Item 8.01 Other Events.

On March 5, 2012, Colfax Corporation (the “Company”) issued 8,000,000 shares of its common stock, par value $0.001 per share (the “Shares”), pursuant to a shelf registration statement filed with the Securities and Exchange Commission on Form S-3 (File No. 333-179650) (the “Registration Statement”), for an aggregate purchase price of $272,000,000, pursuant to an underwriting agreement, dated February 28, 2012 (the “Underwriting Agreement”), among the Company, Deutsche Bank Securities Inc. and Merrill Lynch, Pierce, Fenner & Smith Incorporated, as representatives of the several Underwriters listed on Schedule A to the Underwriting Agreement. In connection with the offering of the Shares, the company’s executive officers, directors and certain significant stockholders have entered into 90-day lock-up agreements in the form included in the Underwriting Agreement. The foregoing description of the Underwriting Agreement does not purport to be complete and is qualified in its entirety by reference to the full text of the agreement, which is filed Exhibit 1.1 to this report.

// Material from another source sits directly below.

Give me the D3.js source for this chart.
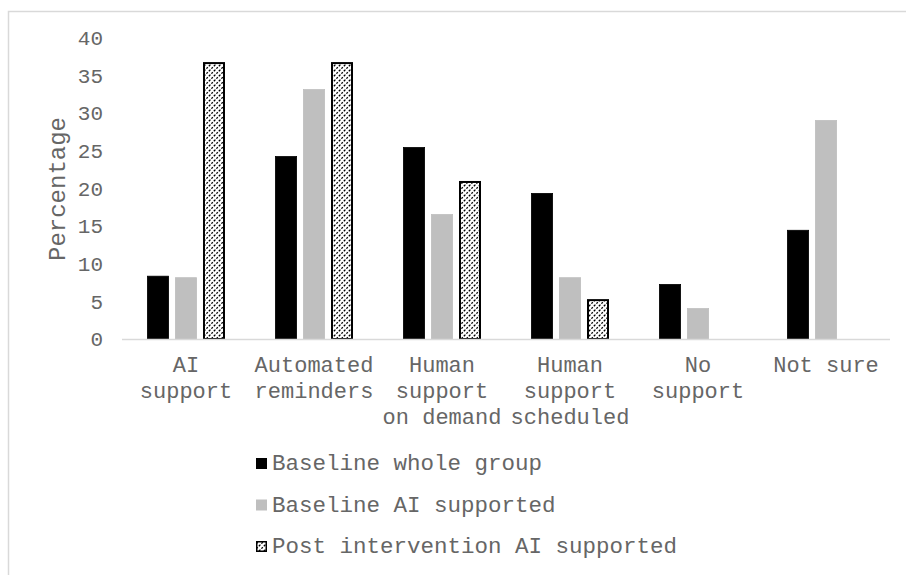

The opinion of Gibson, Dunn & Crutcher LLP, relating to the validity of the Shares offered and sold pursuant to the Underwriting Agreement, is filed as Exhibit 5.1 to this report. The Company is filing the Underwriting Agreement and the opinion as exhibits to this report for the purpose of incorporating them as exhibits to the Registration Statement.

 

Item 9.01 Financial Statements and Exhibits.

 

(d) Exhibits

 

  1.1    Underwriting Agreement, dated February 28, 2012, among the Company, Deutsche Bank Securities Inc. and Merrill Lynch, Pierce, Fenner & Smith Incorporated, as representatives of the several Underwriters listed on Schedule A to the Underwriting Agreement.
  5.1    Opinion of Gibson, Dunn & Crutcher LLP.
  23.1    Consent of Gibson, Dunn & Crutcher LLP (included in Exhibit 5.1).


SIGNATURES

Pursuant to the requirements of the Securities Exchange Act of 1934, the registrant has duly caused this report to be signed on its behalf by the undersigned hereunto duly authorized.

 

Date: March 5, 2012     COLFAX CORPORATION
    By:     /s/ C. Scott Brannan
      Name:   C. Scott Brannan
      Title:   Senior Vice President, Finance and Chief Financial Officer


Exhibit Index

 

Exhibit
Number

  

Description

1.1    Underwriting Agreement, dated February 28, 2012, among the Company, Deutsche Bank Securities Inc. and Merrill Lynch, Pierce, Fenner & Smith Incorporated, as representatives of the several Underwriters listed on Schedule A to the Underwriting Agreement.
5.1    Opinion of Gibson, Dunn & Crutcher LLP.
23.1    Consent of Gibson, Dunn & Crutcher LLP (included in Exhibit 5.1).